Lebih lanjut, Hakim Anwar Usman yang memimpin kasus ini, notebene merupakan adik ipar Jokowi yang menunjukkan adanya konflik kepentingan yang jelas. Konflik ini berakar pada hubungan keluarga dengan Presiden Joko Widodo dan anaknya, Gibran Rakabuming Raka, yang kini mencalonkan diri sebagai Wakil Presiden. Kepentingan ini tidak dapat disangkal, karena pencalonan Gibran menggunakan kriteria usia yang baru ditetapkan dalam Putusan 90.
Dilansir dari keputusan yang dikeluarkan MKMK (Majelis Kehormatan Mahkamah Konstitusi) , keputusan ini tidak hanya melanggar prinsip imparsialitas, di mana Hakim Anwar Usman seharusnya telah menarik diri sesuai dengan konsep pengunduran diri yudisial, tetapi juga menimbulkan kecurigaan sebagai hasil dari kejahatan yang direncanakan dan terorganisir. Skala pelanggaran etika dan tindakan politik yang terjadi sangat luas sehingga mengancam menggerus pilar-pilar kredibilitas Mahkamah Konstitusi. Skandal ini melibatkan tiga elemen tertinggi: Ketua Mahkamah Konstitusi, keluarga Presiden Republik Indonesia, Joko Widodo, dan anaknya Gibran Rakabuming Raka; dan kantor Kepresidenan Republik Indonesia itu sendiri.

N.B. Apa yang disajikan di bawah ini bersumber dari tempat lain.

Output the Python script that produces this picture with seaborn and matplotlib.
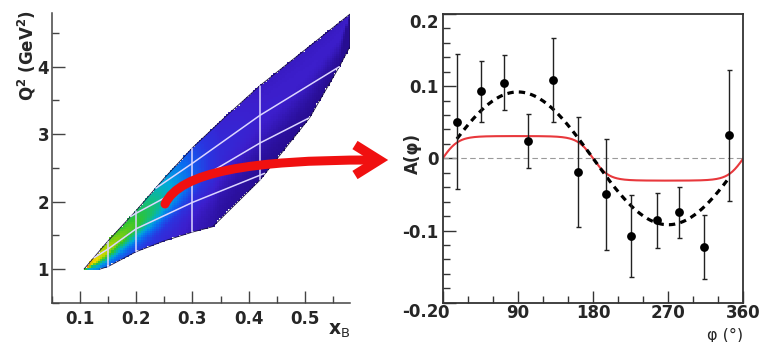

Sandungan Bagi Pasangan Prabowo-Gibran
Pencalonan pasangan Prabowo Subianto dan Gibran Rakabuming Raka telah menjadi pusat perhatian publik dan pemerhati politik, yang tak hanya mempertimbangkan isu-isu politik yang diusung oleh kandidat, tetapi juga kendala hukum dan konstitusional yang mungkin mempengaruhi kemungkinan sah atau tidaknya pasangan tersebut dalam kontestasi politik mendatang.
Hal pertama yang harus dipertimbangkan adalah aspek konstitusional. Sebagai calon presiden dan wakil presiden, Prabowo dan Gibran harus memenuhi semua syarat yang ditetapkan dalam konstitusi Indonesia, yaitu UUD 1945. Ini mencakup persyaratan usia, kewarganegaraan, serta persyaratan lain yang diatur dalam konstitusi. Namun, perhatian khusus harus diberikan pada kemungkinan perubahan hukum elektoral yang mungkin terjadi seiring waktu.

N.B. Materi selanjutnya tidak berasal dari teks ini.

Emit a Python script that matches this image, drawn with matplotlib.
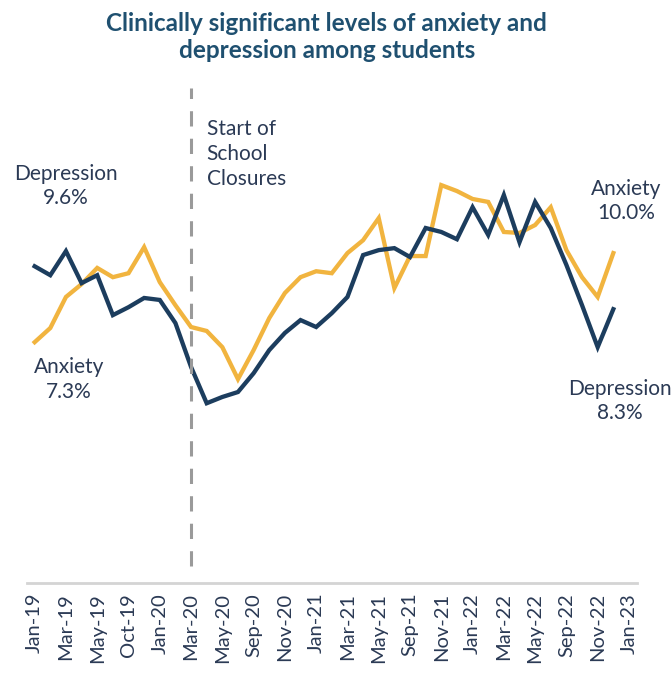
import matplotlib
matplotlib.use("Agg")
import matplotlib.pyplot as plt

plt.rcParams["font.family"] = ["Lato", "DejaVu Sans"]

# survey months (every second one labelled on the axis)
months = ["Jan-19", "Feb-19", "Mar-19", "Apr-19", "May-19", "Sep-19", "Oct-19", "Nov-19",
          "Jan-20", "Feb-20", "Mar-20", "Apr-20", "May-20", "Jun-20", "Sep-20", "Oct-20",
          "Nov-20", "Dec-20", "Jan-21", "Feb-21", "Mar-21", "Apr-21", "May-21", "Jun-21",
          "Sep-21", "Oct-21", "Nov-21", "Dec-21", "Jan-22", "Feb-22", "Mar-22", "Apr-22",
          "May-22", "Jun-22", "Sep-22", "Oct-22", "Nov-22", "Dec-22", "Jan-23"]

depression = [9.6, 9.33, 10.06, 9.09, 9.33, 8.12, 8.36, 8.64, 8.58, 7.88,
              6.55, 5.45, 5.64, 5.79, 6.36, 7.06, 7.58, 7.97, 7.76, 8.18,
              8.67, 9.94, 10.09, 10.15, 9.88, 10.76, 10.64, 10.42, 11.39, 10.55,
              11.76, 10.33, 11.55, 10.76, 9.64, 8.42, 7.15, 8.3]

anxiety = [7.3, 7.73, 8.67, 9.06, 9.55, 9.27, 9.39, 10.18, 9.12, 8.42,
           7.76, 7.64, 7.15, 6.18, 7.06, 8.03, 8.79, 9.27, 9.45, 9.39,
           10.0, 10.39, 11.06, 8.94, 9.91, 9.91, 12.06, 11.88, 11.64, 11.55,
           10.64, 10.61, 10.85, 11.39, 10.09, 9.27, 8.67, 10.0]

closure_month = "Mar-20"

navy = "#1c3d5e"
gold = "#f1b43f"
text_col = "#2b3a55"

fig = plt.figure(figsize=(6.71, 6.86), dpi=100)
ax = fig.add_axes([0.040, 0.150, 0.909, 0.7216])

x = list(range(len(months)))
ax.plot(x[:len(anxiety)], anxiety, color=gold, lw=3.1, solid_joinstyle="miter")
ax.plot(x[:len(depression)], depression, color=navy, lw=3.1, solid_joinstyle="miter")

cx = months.index(closure_month)
ax.axvline(cx, ymin=0.035, ymax=1.0, color="#9a9a9a", lw=2.2, ls=(0, (5, 4)))

ax.set_xlim(-0.5, len(months) - 0.5)
ax.set_ylim(0, 15)
ax.set_xticks(x[::2])
ax.set_xticklabels(months[::2], rotation=90, fontsize=14.5, color=text_col)
ax.tick_params(axis="x", length=0, pad=7)
ax.set_yticks([])
for s in ["top", "left", "right"]:
    ax.spines[s].set_visible(False)
ax.spines["bottom"].set_color("#d4d4d4")
ax.spines["bottom"].set_linewidth(2)

fig.text(0.487, 0.946, "Clinically significant levels of anxiety and\ndepression among students",
         ha="center", va="center", fontsize=17.5, fontweight="bold", color="#1f5070",
         linespacing=1.25)

lab = dict(fontsize=15, color=text_col, ha="center", va="center", linespacing=1.3)
ax.text(2.0, 12.03, "Depression\n%.1f%%" % depression[0], **lab)
ax.text(2.2, 6.18, "Anxiety\n%.1f%%" % anxiety[0], **lab)
ax.text(37.8, 11.58, "Anxiety\n%.1f%%" % anxiety[-1], **lab)
ax.text(37.4, 5.52, "Depression\n%.1f%%" % depression[-1], **lab)
ax.text(cx + 1.0, 13.0, "Start of\nSchool\nClosures", fontsize=15, color=text_col,
        ha="left", va="center", linespacing=1.3)

fig.savefig("out.png", dpi=100)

Pada Putusan 90/PUU-XXI/2023, Mahkamah Konstitusi mengambil keputusan penting yang mengubah persyaratan usia calon presiden dan wakil presiden. Dalam konteks ini, pasangan Prabowo-Gibran harus memastikan bahwa mereka mematuhi perubahan hukum ini atau peraturan baru yang mungkin dikeluarkan sebelum Pemilu 2024. Bagaimana Mahkamah Konstitusi merespons Putusan 90 juga akan menjadi faktor penentu dalam kelangsungan pencalonan pasangan ini.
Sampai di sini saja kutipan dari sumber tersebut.